> [Your instructions]: Write out the material again word for word, dropping any images it holds.

> [Given information]:

* * *

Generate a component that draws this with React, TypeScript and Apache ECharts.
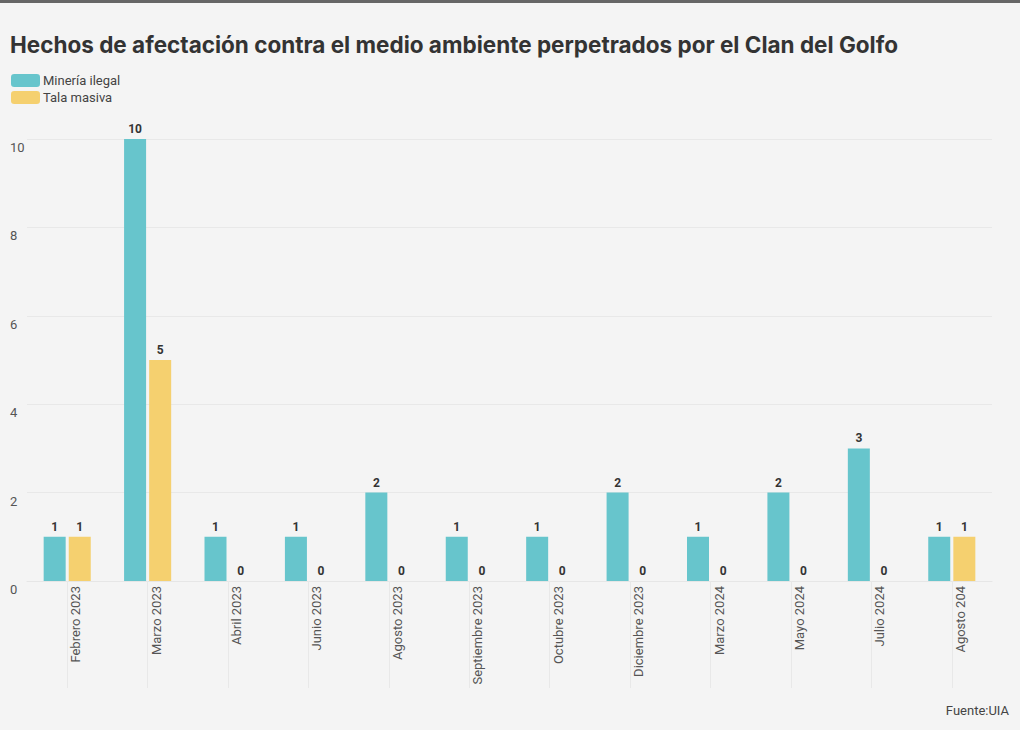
import React, { useEffect, useRef } from "react";
import * as echarts from "echarts";

const categories = [
  "Febrero 2023", "Marzo 2023", "Abril 2023", "Junio 2023", "Agosto 2023",
  "Septiembre 2023", "Octubre 2023", "Diciembre 2023", "Marzo 2024",
  "Mayo 2024", "Julio 2024", "Agosto 204",
];
const mineria = [1, 10, 1, 1, 2, 1, 1, 2, 1, 2, 3, 1];
const tala = [1, 5, 0, 0, 0, 0, 0, 0, 0, 0, 0, 1];
const yTicks = [0, 2, 4, 6, 8, 10];

const FONT = "Roboto, 'Noto Sans', sans-serif";

export default function App() {
  const ref = useRef<HTMLDivElement>(null);
  useEffect(() => {
    if (!ref.current) return;
    const chart = echarts.init(ref.current, null, { renderer: "svg" });
    const label = {
      show: true,
      position: "top",
      distance: 4,
      color: "#333",
      fontWeight: "bold",
      fontSize: 12,
      fontFamily: FONT,
    };
    chart.setOption({
      animation: false,
      backgroundColor: "#f4f4f4",
      textStyle: { fontFamily: FONT },
      title: {
        text: "Hechos de afectación contra el medio ambiente perpetrados por el Clan del Golfo",
        left: 10,
        top: 33,
        padding: 0,
        textStyle: { fontSize: 22.5, fontWeight: "bold", color: "#333", fontFamily: "Inter, Roboto, sans-serif" },
      },
      legend: {
        orient: "vertical",
        left: 11,
        top: 74,
        padding: 0,
        itemGap: 4,
        itemWidth: 29,
        itemHeight: 13,
        icon: "roundRect",
        textStyle: { fontSize: 13, color: "#444", fontFamily: FONT, padding: [0, 0, 0, -2] },
        data: ["Minería ilegal", "Tala masiva"],
      },
      graphic: [
        { type: "rect", left: 0, top: 0, shape: { width: 1020, height: 3 }, style: { fill: "#666" } },
        {
          type: "text",
          right: 11,
          top: 704,
          style: { text: "Fuente:UIA", fontSize: 13, fill: "#444", fontFamily: FONT },
        },
      ],
      grid: { left: 27, right: 28, top: 139, bottom: 149, containLabel: false },
      xAxis: {
        type: "category",
        data: categories,
        axisLine: { show: true, lineStyle: { color: "#e6e6e6" } },
        axisTick: { show: true, alignWithLabel: true, length: 107, lineStyle: { color: "#e8e8e8" } },
        axisLabel: {
          rotate: 90,
          interval: 0,
          verticalAlign: "top",
          margin: 5,
          fontSize: 13,
          color: "#555",
          fontFamily: FONT,
          padding: [2, 0, 0, 0],
        },
      },
      yAxis: {
        type: "value",
        min: 0,
        max: 10,
        interval: 2,
        axisLine: { show: false },
        axisTick: { show: false },
        splitLine: { show: true, lineStyle: { color: "#e8e8e8" } },
        axisLabel: {
          align: "left",
          verticalAlign: "top",
          margin: 17,
          fontSize: 13,
          color: "#555",
          fontFamily: FONT,
          padding: [2, 0, 0, 0],
          formatter: (v: number) => (yTicks.includes(v) ? String(v) : ""),
        },
      },
      series: [
        {
          name: "Minería ilegal",
          type: "bar",
          data: mineria,
          barWidth: 22,
          barGap: "14%",
          itemStyle: { color: "#67c5cc" },
          label,
        },
        {
          name: "Tala masiva",
          type: "bar",
          data: tala,
          barWidth: 22,
          barGap: "14%",
          itemStyle: { color: "#f5d06f" },
          label,
        },
      ],
    });
    return () => chart.dispose();
  }, []);
  return (
    <div
      ref={ref}
      style={{ position: "absolute", left: 0, top: 0, width: 1020, height: 730 }}
    />
  );
}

* * *

> [Response]:
Generate a component that draws this with React, TypeScript and Apache ECharts.
import React, { useEffect, useRef } from "react";
import * as echarts from "echarts";

const categories = [
  "Febrero 2023", "Marzo 2023", "Abril 2023", "Junio 2023", "Agosto 2023",
  "Septiembre 2023", "Octubre 2023", "Diciembre 2023", "Marzo 2024",
  "Mayo 2024", "Julio 2024", "Agosto 204",
];
const mineria = [1, 10, 1, 1, 2, 1, 1, 2, 1, 2, 3, 1];
const tala = [1, 5, 0, 0, 0, 0, 0, 0, 0, 0, 0, 1];
const yTicks = [0, 2, 4, 6, 8, 10];

const FONT = "Roboto, 'Noto Sans', sans-serif";

export default function App() {
  const ref = useRef<HTMLDivElement>(null);
  useEffect(() => {
    if (!ref.current) return;
    const chart = echarts.init(ref.current, null, { renderer: "svg" });
    const label = {
      show: true,
      position: "top",
      distance: 4,
      color: "#333",
      fontWeight: "bold",
      fontSize: 12,
      fontFamily: FONT,
    };
    chart.setOption({
      animation: false,
      backgroundColor: "#f4f4f4",
      textStyle: { fontFamily: FONT },
      title: {
        text: "Hechos de afectación contra el medio ambiente perpetrados por el Clan del Golfo",
        left: 10,
        top: 33,
        padding: 0,
        textStyle: { fontSize: 22.5, fontWeight: "bold", color: "#333", fontFamily: "Inter, Roboto, sans-serif" },
      },
      legend: {
        orient: "vertical",
        left: 11,
        top: 74,
        padding: 0,
        itemGap: 4,
        itemWidth: 29,
        itemHeight: 13,
        icon: "roundRect",
        textStyle: { fontSize: 13, color: "#444", fontFamily: FONT, padding: [0, 0, 0, -2] },
        data: ["Minería ilegal", "Tala masiva"],
      },
      graphic: [
        { type: "rect", left: 0, top: 0, shape: { width: 1020, height: 3 }, style: { fill: "#666" } },
        {
          type: "text",
          right: 11,
          top: 704,
          style: { text: "Fuente:UIA", fontSize: 13, fill: "#444", fontFamily: FONT },
        },
      ],
      grid: { left: 27, right: 28, top: 139, bottom: 149, containLabel: false },
      xAxis: {
        type: "category",
        data: categories,
        axisLine: { show: true, lineStyle: { color: "#e6e6e6" } },
        axisTick: { show: true, alignWithLabel: true, length: 107, lineStyle: { color: "#e8e8e8" } },
        axisLabel: {
          rotate: 90,
          interval: 0,
          verticalAlign: "top",
          margin: 5,
          fontSize: 13,
          color: "#555",
          fontFamily: FONT,
          padding: [2, 0, 0, 0],
        },
      },
      yAxis: {
        type: "value",
        min: 0,
        max: 10,
        interval: 2,
        axisLine: { show: false },
        axisTick: { show: false },
        splitLine: { show: true, lineStyle: { color: "#e8e8e8" } },
        axisLabel: {
          align: "left",
          verticalAlign: "top",
          margin: 17,
          fontSize: 13,
          color: "#555",
          fontFamily: FONT,
          padding: [2, 0, 0, 0],
          formatter: (v: number) => (yTicks.includes(v) ? String(v) : ""),
        },
      },
      series: [
        {
          name: "Minería ilegal",
          type: "bar",
          data: mineria,
          barWidth: 22,
          barGap: "14%",
          itemStyle: { color: "#67c5cc" },
          label,
        },
        {
          name: "Tala masiva",
          type: "bar",
          data: tala,
          barWidth: 22,
          barGap: "14%",
          itemStyle: { color: "#f5d06f" },
          label,
        },
      ],
    });
    return () => chart.dispose();
  }, []);
  return (
    <div
      ref={ref}
      style={{ position: "absolute", left: 0, top: 0, width: 1020, height: 730 }}
    />
  );
}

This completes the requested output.